Euthanasia adalah bunuh diri secara sadar, jika tidak maka namanya pembunuhan. Euthanasia berlaku bagi orang-orang yang pengecut, apapun alasannya. Jika memang mati ya biarlah mati, jika memang belum mati dan terus menderita toh akhirnya mati juga. Kenapa memutuskan secara sepihak. Yang pasti memilih euthanasia telah melangkahi kodrat ilahi sebagai penentu nasib seseorang. Masalah Finansial dan Kasih, Kasih menurut siapa ?
Bukankah menahan penderitaan dan rasa sakit, Yesus sudah lebih dulu melakukannya.
Ibrani
12:2 Marilah kita melakukannya dengan mata yang tertuju kepada Yesus, yang memimpin kita dalam iman, dan yang membawa iman kita itu kepada kesempurnaan, yang dengan mengabaikan kehinaan tekun memikul salib ganti sukacita yang disediakan bagi Dia, yang sekarang duduk di sebelah kanan takhta Allah.
12:3 Ingatlah selalu akan Dia, yang tekun menanggung bantahan yang sehebat itu terhadap diri-Nya dari pihak orang-orang berdosa, supaya jangan kamu menjadi lemah dan putus asa.
12:4. Dalam pergumulan kamu melawan dosa kamu belum sampai mencucurkan darah.
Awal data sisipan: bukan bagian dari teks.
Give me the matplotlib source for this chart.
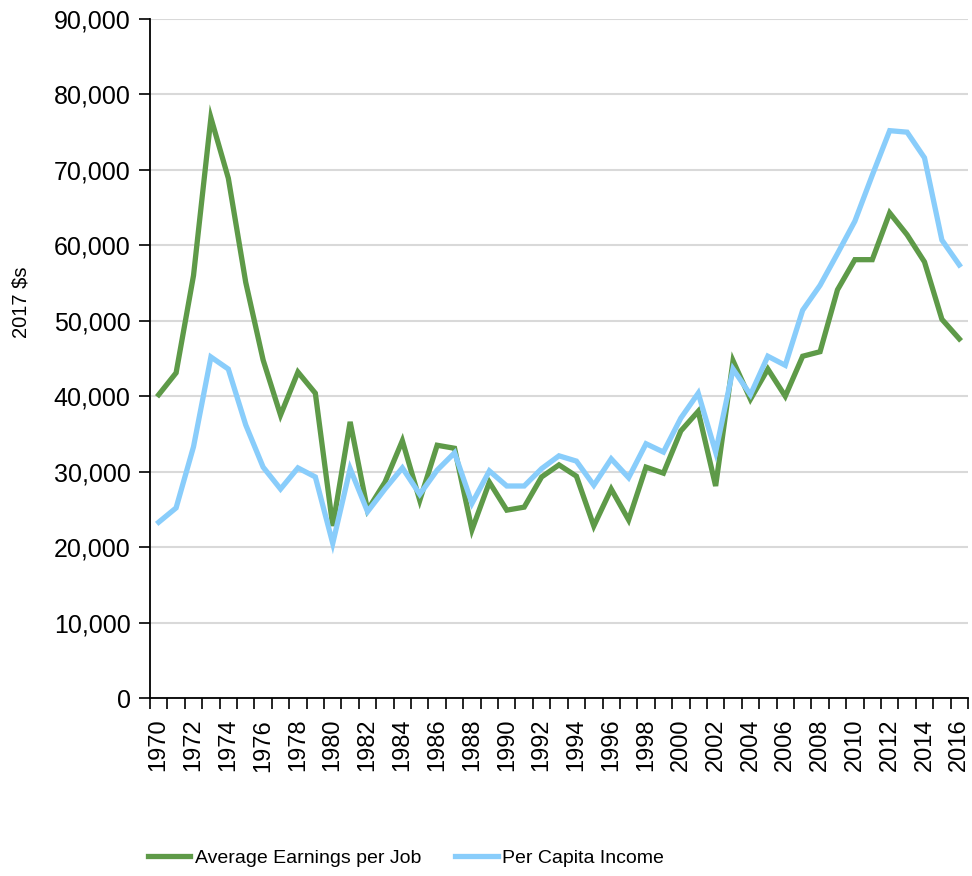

Dengan semua catatan di atas dapat disimpulkan sebagai berikut:
1.      Praktek euthanasia aktif tidak dapat dibenarkan secara moral. Yang dapat dilakukan adalah menghentikan semua alat artificial yang justru sering menghambat kematian alamiah (salah satu jenis euthanasia pasif). Menghentikan bantuan alamiah bagi si sakit adalah juga tindakan yang immoral.
2.      Alasan-alasan melakukan euthanasia aktif tidak dapat dibenarkan, baik alasan penderitaan maupun alasan ekonomi, sebab manusia adalah makhluk mulia yang harus mampu menahan penderitaan dan lebih penting dari pada materi.
3.      Tugas setiap orang adalah menghibur si sakit untuk tahan dalam penderitaan dan meyakinkannya untuk menghadapi kematian dengan sukacita. Alasan lain di balik penolakan terhadap praktek euthanasia, bahwa manusia diberi anugerah dan kasih karunia oleh Tuhan untuk melangsungkan kehidupannya, akan tetapi juga untuk menemui kematiannya.